The real estate market in Israel enters 2008 at a time when the industry is starting to disengage itself from the US dollar.

The real estate market in Israel enters 2008 at a time when the industry is starting to disengage itself from the US dollar. The dollar is falling against the shekel, and interest rates are set to rise. How will this affect the real estate industry? According to experts, not much. Real estate prices were denominated in US dollars at the height of the hyperinflation, when the monthly inflation rate amounted to nearly 30 percent. Now that the dollar is falling against the shekel, the greenback is losing its attraction as a symbol of stability. And families selling their apartments are quoting prices in shekels, and landlords are drafting leases in shekels. But even at the height of its involvement, prices were denominated in dollars, but what mattered was the ability of buyers or renters to pay. "Prices were fixed in US dollars, but they were paid out in shekels; consequently, prices were fixed according to market forces. And since the economy was based in shekels, the price mechanism was oriented toward the shekel," said Erez Cohen, vice chairman of the Real Estate Appraisers Association. "Thus if there were sharp fluctuations in the US dollar exchange rate, it was reflected in the price of real estate." With regard to the expected rise in interest rates - which will, if it happens, make mortgages expensive - this is also not expected to affect the real estate market.
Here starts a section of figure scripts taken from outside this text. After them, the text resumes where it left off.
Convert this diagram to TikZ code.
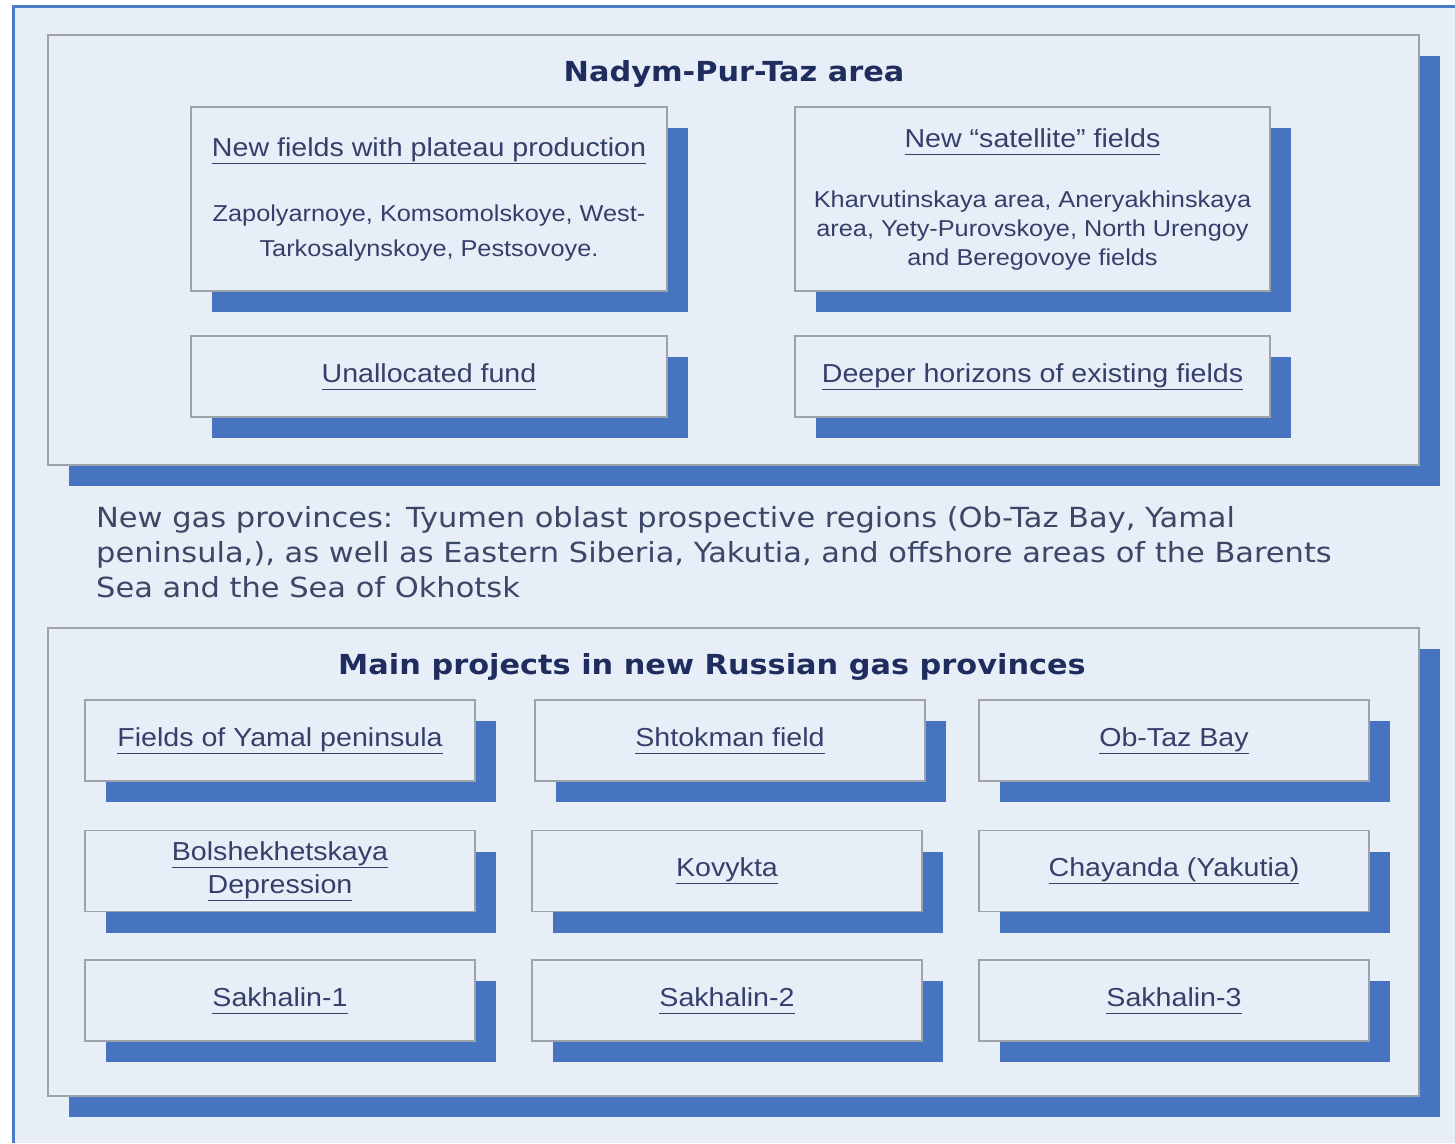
\documentclass[tikz,border=0pt]{standalone}
\usepackage{fontspec}
\setmainfont{Liberation Sans}[FakeStretch=1.1]
\newfontfamily\verd{DejaVu Sans}[FakeStretch=1.1]
\usetikzlibrary{shadows}

\definecolor{bgblue}{HTML}{E8EEF7}
\definecolor{shblue}{HTML}{4674C1}
\definecolor{frameblue}{HTML}{4A7CC8}
\definecolor{boxgray}{HTML}{9EA3AA}
\definecolor{txtnavy}{HTML}{34406A}
\definecolor{titlenavy}{HTML}{1F2D5E}
\definecolor{paranavy}{HTML}{3B4766}

\newcommand{\ulnk}[1]{\underline{#1\vphantom{p}}}

\begin{document}
\begin{tikzpicture}[x=1pt, y=-1pt]
	\tikzstyle{panel} = [draw=boxgray, line width=1.3pt, fill=bgblue, inner sep=0pt, drop shadow={shadow xshift=21pt, shadow yshift=-21pt, fill=shblue, opacity=1}]
	\tikzstyle{area} = [panel, minimum width=1371pt]
	\tikzstyle{field} = [panel, minimum width=390pt, minimum height=81pt, text=txtnavy, align=center, font=\fontsize{26}{33}\selectfont]
	\tikzstyle{head} = [text=titlenavy, font=\verd\bfseries\fontsize{27.6}{33}\selectfont]
	\useasboundingbox (0,0) rectangle (1455,1143);
	% page background
	\fill[white] (0,0) rectangle (1455,1143);
	\fill[bgblue] (13,6) rectangle (1455,1143);
	\draw[frameblue, line width=3pt] (13,1143) -- (13,6) -- (1455,6);

	% Nadym-Pur-Taz
	\begin{scope}
	\node[area, minimum height=430pt] (npt) at (733.5,250) {};
	\node[head] (npttitle) at (734,74) {Nadym-Pur-Taz area};
	\node[field, minimum width=476pt, minimum height=184pt, font=\fontsize{23}{35}\selectfont] (plateau) at (429,199)
		{{\fontsize{26}{30}\selectfont\ulnk{New fields with plateau production}}\\[30pt]
		Zapolyarnoye, Komsomolskoye, West-\\Tarkosalynskoye, Pestsovoye.};
	\node[field, minimum width=475pt, minimum height=184pt, font=\fontsize{23}{29}\selectfont] (satellite) at (1032.5,199)
		{{\fontsize{26}{30}\selectfont\ulnk{New ``satellite'' fields}}\\[31pt]
		Kharvutinskaya area, Aneryakhinskaya\\area, Yety-Purovskoye, North Urengoy\\and Beregovoye fields};
	\node[field, minimum width=476pt] (fund) at (429,376.5) {\ulnk{Unallocated fund}};
	\node[field, minimum width=475pt] (deeper) at (1032.5,376.5) {\ulnk{Deeper horizons of existing fields}};
	\end{scope}

	% text between the panels
	\node[anchor=north west, inner sep=0pt, align=left, text=paranavy, font=\verd\fontsize{27.7}{35}\selectfont] (provinces) at (96,506)
		{New gas provinces: Tyumen oblast prospective regions (Ob-Taz Bay, Yamal\\
		peninsula,), as well as Eastern Siberia, Yakutia, and offshore areas of the Barents\\
		Sea and the Sea of Okhotsk};

	% main projects
	\begin{scope}
	\node[area, minimum height=468pt] (main) at (733.5,862) {};
	\node[head] (maintitle) at (712,667) {Main projects in new Russian gas provinces};
	\node[field] (yamal) at (280,740.5) {\ulnk{Fields of Yamal peninsula}};
	\node[field] (shtokman) at (730,740.5) {\ulnk{Shtokman field}};
	\node[field] (obtaz) at (1174,740.5) {\ulnk{Ob-Taz Bay}};
	\node[field] (bolshe) at (280,871) {\ulnk{Bolshekhetskaya}\\\ulnk{Depression}};
	\node[field] (kovykta) at (727,871) {\ulnk{Kovykta}};
	\node[field] (chayanda) at (1174,871) {\ulnk{Chayanda (Yakutia)}};
	\node[field] (sakh1) at (280,1000.5) {\ulnk{Sakhalin-1}};
	\node[field] (sakh2) at (727,1000.5) {\ulnk{Sakhalin-2}};
	\node[field] (sakh3) at (1174,1000.5) {\ulnk{Sakhalin-3}};
	\end{scope}
\end{tikzpicture}
\end{document}
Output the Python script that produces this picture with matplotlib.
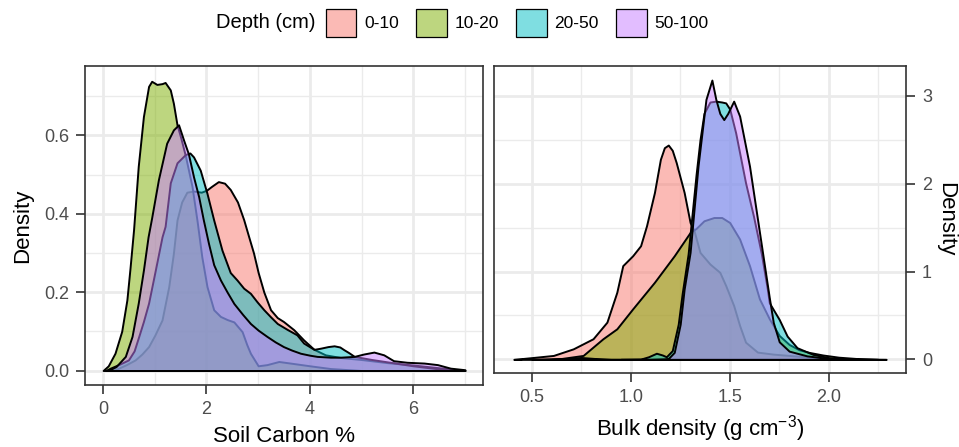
import matplotlib
matplotlib.use("Agg")
import matplotlib.pyplot as plt
from matplotlib.patches import Patch
from matplotlib.ticker import MultipleLocator

plt.rcParams['font.family'] = ['Liberation Sans', 'DejaVu Sans']
plt.rcParams['mathtext.default'] = 'regular'

# depth classes and their ggplot-style hues
depth_labels = ['0-10', '10-20', '20-50', '50-100']
depth_colors = ['#F8766D', '#7CAE00', '#00BFC4', '#C77CFF']

# soil carbon (%) density curves, one per depth class
carbon_010_x = [0.2, 0.3, 0.45, 0.62, 0.75, 0.88, 1.0, 1.14, 1.27, 1.36, 1.43, 1.52, 1.62, 1.75,
                1.9, 2.0, 2.1, 2.23, 2.35, 2.46, 2.6, 2.72, 2.82, 2.91, 3.0, 3.11, 3.24, 3.37,
                3.49, 3.69, 3.88, 4.08, 4.3, 4.6, 5.0, 5.5, 6.0, 6.5, 7.0]
carbon_010_y = [0.0, 0.006, 0.015, 0.027, 0.042, 0.061, 0.09, 0.129, 0.214, 0.299, 0.384, 0.43,
                0.455, 0.458, 0.455, 0.46, 0.47, 0.482, 0.478, 0.462, 0.43, 0.385, 0.34, 0.30,
                0.25, 0.2, 0.155, 0.135, 0.125, 0.104, 0.078, 0.054, 0.04, 0.033, 0.028, 0.02,
                0.014, 0.007, 0.0]

carbon_1020_x = [0.0, 0.1, 0.23, 0.36, 0.46, 0.52, 0.59, 0.68, 0.78, 0.88, 0.94, 1.04, 1.14,
                 1.2, 1.3, 1.36, 1.43, 1.5, 1.59, 1.72, 1.82, 1.91, 2.01, 2.14, 2.27, 2.4,
                 2.53, 2.69, 2.78, 2.85, 3.0, 3.17, 3.4, 3.62, 4.0, 4.4, 5.0]
carbon_1020_y = [0.0, 0.012, 0.044, 0.1, 0.18, 0.26, 0.36, 0.521, 0.648, 0.725, 0.738,
                 0.73, 0.732, 0.735, 0.716, 0.682, 0.627, 0.595, 0.549, 0.47, 0.38, 0.29,
                 0.214, 0.155, 0.138, 0.13, 0.124, 0.099, 0.066, 0.044, 0.012, 0.015, 0.023,
                 0.019, 0.012, 0.005, 0.0]

carbon_2050_x = [0.05, 0.14, 0.3, 0.49, 0.6, 0.69, 0.78, 0.88, 1.01, 1.14, 1.2, 1.3, 1.43,
                 1.59, 1.68, 1.75, 1.88, 2.01, 2.14, 2.3, 2.46, 2.59, 2.72, 2.85, 2.98, 3.11,
                 3.24, 3.37, 3.56, 3.75, 3.88, 4.08, 4.21, 4.35, 4.47, 4.58, 4.66, 4.76, 4.86,
                 5.2, 5.6, 6.0, 6.5, 7.0]
carbon_2050_y = [0.0, 0.006, 0.015, 0.027, 0.05, 0.087, 0.125, 0.172, 0.256, 0.341, 0.368,
                 0.479, 0.53, 0.551, 0.555, 0.545, 0.511, 0.452, 0.384, 0.307, 0.25, 0.231,
                 0.21, 0.197, 0.175, 0.155, 0.137, 0.12, 0.105, 0.091, 0.07, 0.054, 0.057,
                 0.061, 0.063, 0.06, 0.053, 0.045, 0.036, 0.028, 0.02, 0.012, 0.004, 0.0]

carbon_50100_x = [0.1, 0.25, 0.43, 0.56, 0.68, 0.78, 0.87, 0.94, 1.07, 1.23, 1.36, 1.46,
                  1.56, 1.65, 1.75, 1.85, 1.94, 2.04, 2.14, 2.27, 2.4, 2.53, 2.7, 2.85, 3.0,
                  3.17, 3.33, 3.49, 3.65, 3.82, 4.0, 4.14, 4.4, 4.6, 4.86, 5.04, 5.24, 5.43,
                  5.62, 5.88, 6.21, 6.47, 6.72, 7.0]
carbon_50100_y = [0.0, 0.01, 0.036, 0.087, 0.172, 0.256, 0.341, 0.39, 0.487, 0.58, 0.614,
                  0.627, 0.587, 0.553, 0.494, 0.443, 0.384, 0.324, 0.27, 0.231, 0.2, 0.171,
                  0.143, 0.12, 0.103, 0.087, 0.073, 0.061, 0.052, 0.044, 0.039, 0.036, 0.034,
                  0.034, 0.036, 0.042, 0.047, 0.04, 0.025, 0.021, 0.019, 0.015, 0.006, 0.002]

# bulk density (g cm-3) density curves
bulk_010_x = [0.41, 0.5, 0.61, 0.71, 0.81, 0.88, 0.93, 0.96, 1.01, 1.05, 1.08, 1.12, 1.15,
              1.17, 1.19, 1.21, 1.23, 1.27, 1.30, 1.32, 1.35, 1.40, 1.45, 1.48, 1.52, 1.55,
              1.58, 1.64, 1.72, 1.8, 1.9, 2.0, 2.15, 2.29]
bulk_010_y = [0.0, 0.02, 0.045, 0.12, 0.235, 0.424, 0.764, 1.067, 1.18, 1.294, 1.521, 1.90,
              2.278, 2.41, 2.44, 2.38, 2.24, 1.90, 1.558, 1.464, 1.218, 1.086, 0.991, 0.84,
              0.613, 0.386, 0.196, 0.083, 0.06, 0.045, 0.025, 0.01, 0.003, 0.0]

bulk_1020_x = [0.5, 0.65, 0.76, 0.86, 0.93, 1.01, 1.12, 1.22, 1.30, 1.33, 1.37, 1.42, 1.46,
               1.50, 1.55, 1.60, 1.65, 1.70, 1.75, 1.8, 1.85, 1.9, 1.97, 2.05, 2.14, 2.25]
bulk_1020_y = [0.0, 0.01, 0.045, 0.235, 0.348, 0.575, 0.878, 1.18, 1.445, 1.49, 1.578, 1.615,
               1.615, 1.558, 1.37, 1.067, 0.689, 0.462, 0.272, 0.17, 0.11, 0.08, 0.05, 0.025,
               0.01, 0.0]

bulk_2050_x = [0.95, 1.05, 1.09, 1.13, 1.16, 1.18, 1.21, 1.24, 1.26, 1.29, 1.31, 1.33, 1.35,
               1.37, 1.40, 1.43, 1.46, 1.48, 1.50, 1.53, 1.58, 1.62, 1.66, 1.69, 1.70, 1.75,
               1.79, 1.84, 1.92, 2.0, 2.1]
bulk_2050_y = [0.0, 0.003, 0.03, 0.07, 0.05, 0.03, 0.1, 0.4, 0.75, 1.2, 1.65, 2.1, 2.5, 2.8,
               2.93, 2.94, 2.93, 2.92, 2.85, 2.58, 2.01, 1.63, 1.2, 0.8, 0.644, 0.454, 0.265,
               0.133, 0.057, 0.02, 0.0]

bulk_50100_x = [0.6, 0.68, 0.75, 0.82, 0.9, 1.1, 1.17, 1.19, 1.22, 1.25, 1.27, 1.30, 1.32,
                1.34, 1.36, 1.38, 1.41, 1.43, 1.45, 1.47, 1.49, 1.52, 1.55, 1.60, 1.64, 1.66,
                1.68, 1.70, 1.72, 1.75, 1.80, 1.89, 2.0, 2.1]
bulk_50100_y = [0.0, 0.01, 0.022, 0.01, 0.0, 0.0, 0.005, 0.01, 0.08, 0.4, 0.8, 1.218, 1.71,
                2.2, 2.58, 2.96, 3.18, 2.96, 2.8, 2.73, 2.8, 2.94, 2.77, 2.2, 1.6, 1.3, 1.0,
                0.7, 0.42, 0.2, 0.094, 0.04, 0.01, 0.0]

carbon_curves = [(carbon_010_x, carbon_010_y), (carbon_1020_x, carbon_1020_y),
                 (carbon_2050_x, carbon_2050_y), (carbon_50100_x, carbon_50100_y)]
bulk_curves = [(bulk_010_x, bulk_010_y), (bulk_1020_x, bulk_1020_y),
               (bulk_2050_x, bulk_2050_y), (bulk_50100_x, bulk_50100_y)]

GRID = '#EBEBEB'
TEXT = '#4D4D4D'


def style_panel(ax):
    ax.set_facecolor('white')
    ax.set_axisbelow(True)
    ax.grid(which='major', color=GRID, linewidth=2.0)
    ax.grid(which='minor', color=GRID, linewidth=1.0)
    for sp in ax.spines.values():
        sp.set_color('#333333')
        sp.set_linewidth(1.2)
    ax.tick_params(which='major', length=6.5, width=1.2, color='#333333',
                   labelsize=13, labelcolor=TEXT, pad=5)
    ax.tick_params(which='minor', length=0)


def draw_densities(ax, curves):
    # one translucent filled density per depth, drawn in legend order
    for (xs, ys), col in zip(curves, depth_colors):
        ax.fill_between(xs, ys, 0, facecolor=matplotlib.colors.to_rgba(col, 0.5),
                        edgecolor='black', linewidth=1.4, joinstyle='round')


fig = plt.figure(figsize=(9.59, 4.47), dpi=100)

ax1 = fig.add_axes([85 / 959, 62 / 447, 398 / 959, 319 / 447])
draw_densities(ax1, carbon_curves)
style_panel(ax1)
ax1.set_xlim(-0.35, 7.35)
ax1.set_ylim(-0.037, 0.777)
ax1.xaxis.set_major_locator(MultipleLocator(2))
ax1.xaxis.set_minor_locator(MultipleLocator(1))
ax1.yaxis.set_major_locator(MultipleLocator(0.2))
ax1.yaxis.set_minor_locator(MultipleLocator(0.1))
ax1.yaxis.set_major_formatter(matplotlib.ticker.FormatStrFormatter('%.1f'))
ax1.set_xlabel('Soil Carbon %', fontsize=16, labelpad=6)
ax1.set_ylabel('Density', fontsize=16, labelpad=8)

ax2 = fig.add_axes([494 / 959, 74 / 447, 412 / 959, 307 / 447])
draw_densities(ax2, bulk_curves)
style_panel(ax2)
ax2.set_xlim(0.31, 2.39)
ax2.set_ylim(-0.155, 3.34)
ax2.xaxis.set_major_locator(MultipleLocator(0.5))
ax2.xaxis.set_minor_locator(MultipleLocator(0.25))
ax2.yaxis.set_major_locator(MultipleLocator(1))
ax2.yaxis.set_minor_locator(MultipleLocator(0.5))
ax2.xaxis.set_major_formatter(matplotlib.ticker.FormatStrFormatter('%.1f'))
ax2.yaxis.tick_right()
ax2.yaxis.set_label_position('right')
ax2.set_xlabel('Bulk density (g cm$^{-3}$)', fontsize=16, labelpad=5)
ax2.set_ylabel('Density', fontsize=16, rotation=-90, va='center', ha='center')
ax2.yaxis.set_label_coords(1.095, 0.5)

# legend along the top
handles = [Patch(facecolor=matplotlib.colors.to_rgba(c, 0.5), edgecolor='black', linewidth=0.9)
           for c in depth_colors]
fig.text(216 / 959, 1 - 23 / 447, 'Depth (cm)', fontsize=14.5, ha='left', va='center')
fig.legend(handles, depth_labels, loc='center left', bbox_to_anchor=(326 / 959, 1 - 23 / 447),
           ncol=4, frameon=False, fontsize=12.5, handlelength=1.75, handleheight=2.1,
           handletextpad=0.45, columnspacing=1.0, borderpad=0, borderaxespad=0)

fig.savefig('out.png', dpi=100)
The rise in interest rates may increase the costs of construction companies which are heavily dependent on bank credits, but the rise in the cost of mortgages is not expected to affect demand. As Hanan Schlesinger CEO of Anglo-Saxon real estate agency says, "because of the constant rise in rents for residential real estate, the impact of higher mortgage payments is canceled out, and I do not think that increased mortgage payments will affect demand."